Gennaro Sangiuliano è direttore del Tg2 dall’autunno del 2018. Laureato in Giurisprudenza alla Federico II di Napoli consegue poi un Dottorato di Ricerca in Diritto ed Economia e un Master in Diritto Privato presso l’Università La Sapienza di Roma. Giornalista di lungo corso, è stato vice direttore di Libero, e docente in numerose Università italiane, Sangiuliano è da qualche anno ancor più celebre in Italia per i suoi ultimi saggi storici su Vladimir Putin, Hillary Clinton, Donald Trump Xi Jinping. Da qualche giorno è nelle librerie la sua ultima opera “Reagan: Il presidente che cambiò la politica americana”.
Direttore Sangiuliano come mai dopo aver raccontato la vita di personaggi contemporanei ha deciso di ricorrere ad una figura del passato?
Sono crociano e affermo il valore delle Storia, che è sempre un fatto contemporaneo, nel senso che dallo studio del passato possiamo trarre insegnamenti per il presente. La vicenda umana e politica di Reagan credo abbia un valore esemplare anche per i problemi che ci troviamo ad affrontare oggi. Lui arriva alla Casa Bianca in un momento in cui l’economia occidentale era profondamente depressa, colpita dall’inflazione e dalla disoccupazione. Quando gli americani avevano ancora viva l’immagine della sconfitta militare in Vietnam. Rompe con gli schemi a lui precedenti, da conservatore modernizzatore, e con una grande iniezione di ottimismo avvia un’epoca di lungo e diffuso benessere dando vita alla cosiddetta rivoluzione reaganiana. Lo fa con profonde innovazioni economiche e sociali. La caratterizzazione che Reagan darà a un lungo periodo della storia americana e mondiale, con la sua innovativa politica economica e estera, diventerà un “ismo”, il reaganismo appunto.

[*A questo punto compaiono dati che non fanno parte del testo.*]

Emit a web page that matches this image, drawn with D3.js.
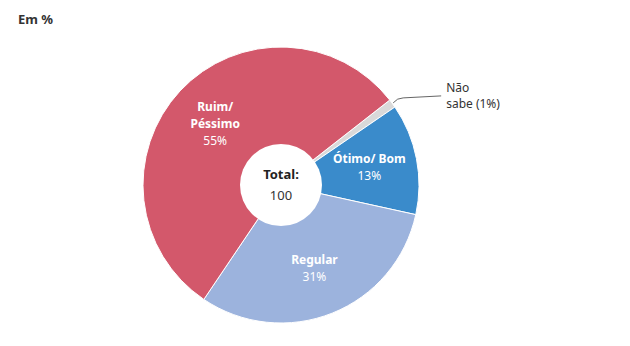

La figura di Ronald Reagan, quarantesimo presidente degli USA, è in questo periodo spesso al centro di una sorta di positivo revisionismo storico. Quali sono i meriti di questo outsider della politica?
Fu accolto con grande diffidenza, soprattutto dai radical chic dell’epoca. Eppure, studiandone la vita si scopre che si era ben preparato: leader del sindacato attori, per due mandati governatore della California e soprattutto guida di in movimento conservatore che si era formato attorno a premi Nobel. Se oggi gli anni Ottanta del Novecento sono ricordati come una stagione felice di benessere e di prosperità economica, lo si deve proprio a quella spinta di ottimismo, di pragmatismo e di modernizzazione che Reagan seppe imprimere agli Stati Uniti e di conseguenza a tutte le nazioni industrializzate dell’Occidente.
Artefice, sul piano ideologico e culturale, della «rivoluzione conservatrice» e antistatalista che caratterizzò gli ultimi decenni del secolo breve, Reagan è anche il presidente degli Stati Uniti che ha sconfitto il comunismo sovietico – e vinto la Guerra fredda – «senza sparare un colpo», come dirà Margaret Thatcher. Guadagnandosi per sempre un posto nella Storia.
Il “Conservatorismo” è una dottrina politica che in questa fase storica viene spesso ripresa da alcuni rappresentanti della destra per contrapporla ad evidenti limiti del “populismo”. Reagan è stato in qualche modo uno dei suoi più grandi interpreti?
Il conservatorismo, avverte Prezzolini, “non è semplicemente un partito; è una struttura della mente umana”. Arthur Moeller van den Bruck aveva scritto: “Chi non pensa che lo scopo dell’esistenza si realizzi nel breve istante, nel momento, nel tempo dell’esistenza stessa è un conservatore”. Augusto Del Noce conierà la definizione di “transpolitico” per indicare una dimensione profonda che sedimenta nella coscienza dei popoli, un fiume carsico che scorre all’interno delle società. Dunque, il conservatorismo è un dato caratteriale: Thomas Mann nelle Considerazioni di un impolitico aveva osservato che «ironia e conservatorismo sono due stati d’animo strettamente affini. Si potrebbe dire che l’ironia è lo spirito del conservatorismo.
Secondo Lei Direttore in Italia manca e servirebbe una figura come quella di Ronald Reagan?
Le figure vengono, occorre prima, però un’elaborazione culturale. Il movimento conservatore americano si era sedimentato attorno a una vasta esperienza culturale. Son trascorsi anni e con quella distanza del tempo necessaria per una pacata valutazione storica, Ronald Reagan è ritenuto – quasi unanimemente – fra i migliori presidenti della storia americana e Ancora oggi Reagan resta il convitato di pietra di qualsivoglia discorso sulla destra liberale.